In the Stern story, Spider-Man Noir is demonstrating some more of his morally ambiguous tendencies and is constantly looking for reasons to put the alternative Peter Parker who is actually transforming into a furry spider “out of his misery.” This attitude stands in stark contrast to the Six-Armed Spider-Man (who is clearly derived from the ASM #100-102 arc involving Morbius and Lizard), who, despite being a monster himself, also maintains all of the positive, admirable traits of the mainstream Peter.
With these characteristics now defined, it should be interesting to see how these stories are eventually honored when these characters make additional cameos and appearances in other books. If everything carries over, which it hopefully should considering the amount of planning that went into “Spider-Verse,” we can at least safely say that Spider-Verse Team-Up (and the other books that are coming out this month) will have served some peripheral purpose. It just appears based on this first issue that it’s unrealistic for us to expect something to happen in one of these spinoff books that will really drive the main “Spider-Verse” narrative in an important way.
I found Spider-Verse Team-Up #1 a great, enjoyable, complementary read to Amazing #9, just not sure if it was worth the spare bucks from that comic book Friday (comics arrive a couple of days later to my local comics shop in Mexico).
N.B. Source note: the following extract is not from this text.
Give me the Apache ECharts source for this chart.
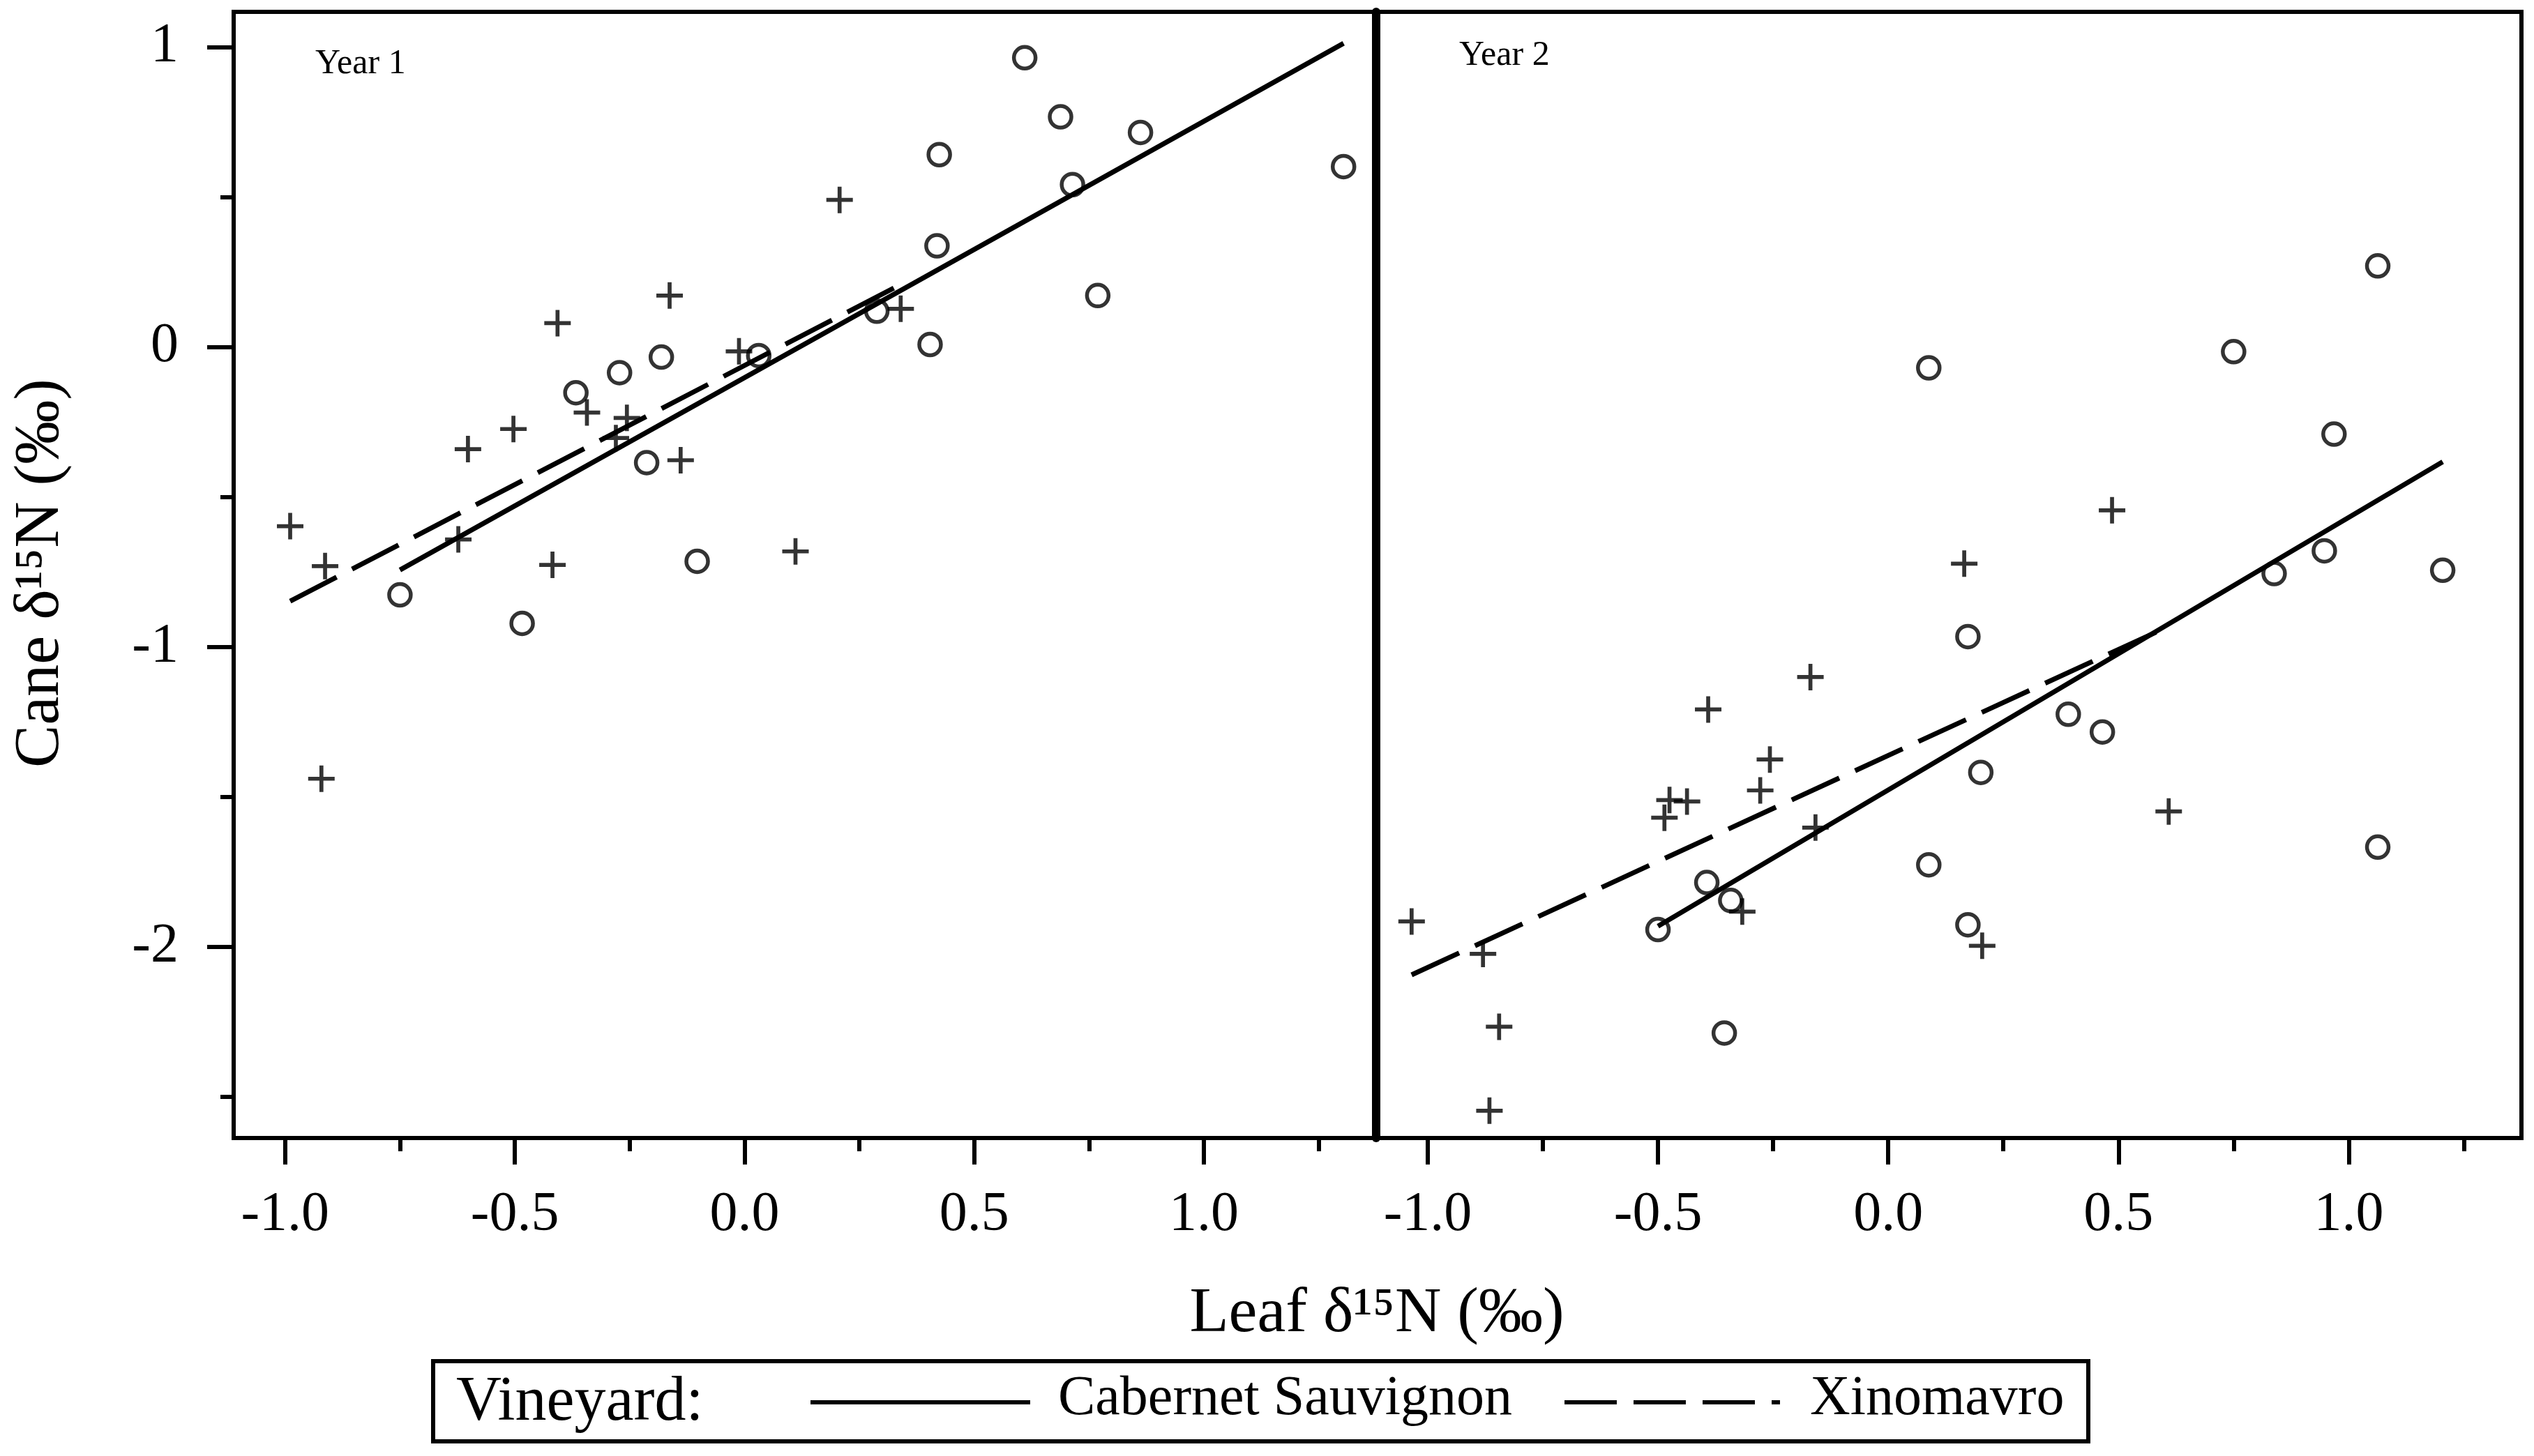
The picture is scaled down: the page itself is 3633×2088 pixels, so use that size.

Legit questions: seeing how Spider-Ham is being prominently portrayed in Edge of Spider-Verse, Amazing and Team-Up, what are your predictions on him becoming cannon fodder later down the road? And, incidentally, how much of a Grant Morrison’s Captain Carrot copycat do you think he’s being scripted as? (they’re both portrayed as wisecracking, rugged badass anthropomorphic cartoon characters).